Doing research for this project brought a picture to my mind of me in a field of yellow flowers with a long butterfly net chasing butterflies around and netting them as fast as I could. For each net full that I came away with, only one or two of the butterflies turn out to be actual living beings, the rest crumble into dust and blow away like powder from a crushed wing.
Or perhaps a gaping gangrenous wound that has festered for so long while hundreds of doctors jostle violently to be the one to cure it, but of the hundreds only one or perhaps two have any idea what caused the wound, how to treat it, and even these two only know how – they themselves lack the proper medicine and bandages to actually do it.
An essay I read called China “the Kingdom of Lies” and in my 12 years my experiences concur. Sitting with masters in Emei and Hanyuan and Qingcheng and other places, I feel as if the world has been thrown onto its head. Bureaucrats sit at the table of honor and laugh condescendingly at martial artists; masters don’t shun students anymore, but hope that the student will “see some worth in my kung fu”; marketers take over where artists have been pushed out.
It’s a tough thing to witness and deal with. But it’s my motivation so I guess I’ll just have to swallow it.

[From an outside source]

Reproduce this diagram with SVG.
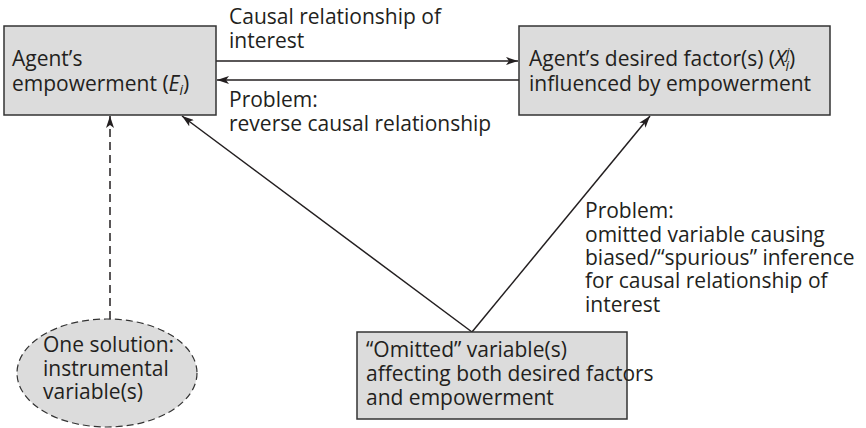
<svg xmlns="http://www.w3.org/2000/svg" width="866" height="428" viewBox="0 0 866 428">
<defs>
<marker id="ah" viewBox="0 0 12 8" refX="12" refY="4" markerWidth="12" markerHeight="8" markerUnits="userSpaceOnUse" orient="auto">
<path d="M0,0 L12,4 L0,8 L3,4 Z" fill="#231f20"/>
</marker>
</defs>
<style>
text{font-family:"Open Sans","Noto Sans","Liberation Sans",sans-serif;font-size:21px;fill:#231f20}
.box{fill:#dcdcdc;stroke:#333;stroke-width:1.5}
.ln{stroke:#231f20;stroke-width:1.5;fill:none}
.it{font-style:italic}
.sm{font-size:14px}
</style>
<rect width="866" height="428" fill="#fff"/>
<g id="connectors">
<line class="ln" x1="216" y1="61" x2="518" y2="61" marker-end="url(#ah)"/>
<line class="ln" x1="519" y1="80" x2="217" y2="80" marker-end="url(#ah)"/>
<line class="ln" x1="472" y1="332" x2="182" y2="116" marker-end="url(#ah)"/>
<line class="ln" x1="472" y1="332" x2="650" y2="116" marker-end="url(#ah)"/>
<line class="ln" x1="110" y1="319" x2="110" y2="116" stroke-dasharray="8,5" marker-end="url(#ah)"/>
</g>
<g id="labels">
<text x="229" y="24">Causal relationship of</text>
<text x="229" y="48">interest</text>
<text x="229" y="107">Problem:</text>
<text x="229" y="131">reverse causal relationship</text>
<text x="585" y="218">Problem:</text>
<text x="585" y="242">omitted variable causing</text>
<text x="585" y="265">biased/“spurious” inference</text>
<text x="585" y="288">for causal relationship of</text>
<text x="585" y="312">interest</text>
</g>
<g id="empowerment">
<rect class="box" x="4" y="26" width="212" height="89"/>
<text x="12" y="66">Agent’s</text>
<text x="12" y="91">empowerment (<tspan class="it">E</tspan><tspan class="it sm" dy="4">i</tspan><tspan dy="-4">)</tspan></text>
</g>
<g id="desired">
<rect class="box" x="519" y="26" width="311" height="89"/>
<text x="529" y="66">Agent’s desired factor(s) (<tspan class="it">X</tspan><tspan class="it sm" dy="-8">j</tspan><tspan class="it sm" dx="-4" dy="13">i</tspan><tspan dy="-5">)</tspan></text>
<text x="529" y="91">influenced by empowerment</text>
</g>
<g id="omitted">
<rect class="box" x="357" y="332" width="270" height="87"/>
<text x="366" y="357">“Omitted” variable(s)</text>
<text x="366" y="381">affecting both desired factors</text>
<text x="366" y="405">and empowerment</text>
</g>
<g id="instrument">
<ellipse cx="107" cy="373" rx="90" ry="54" fill="#dcdcdc" stroke="#333" stroke-width="1.2" stroke-dasharray="7,4"/>
<text x="43" y="352">One solution:</text>
<text x="43" y="376">instrumental</text>
<text x="43" y="399">variable(s)</text>
</g>
</svg>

Another round of the blues in this again. Feels familiar like I’m saying goodbye and sneering as I go to help me leave. My only friends in this world are my brother and my sons – one too far away and the others too tiny to lay an arm around ole dad’s shoulders and say Quit Tripping Pops, Just Relax. Life is like a chicken grease chord, like a sparrow in a slow-motion hurricane, like peripheral vision. Almost gone, but always there.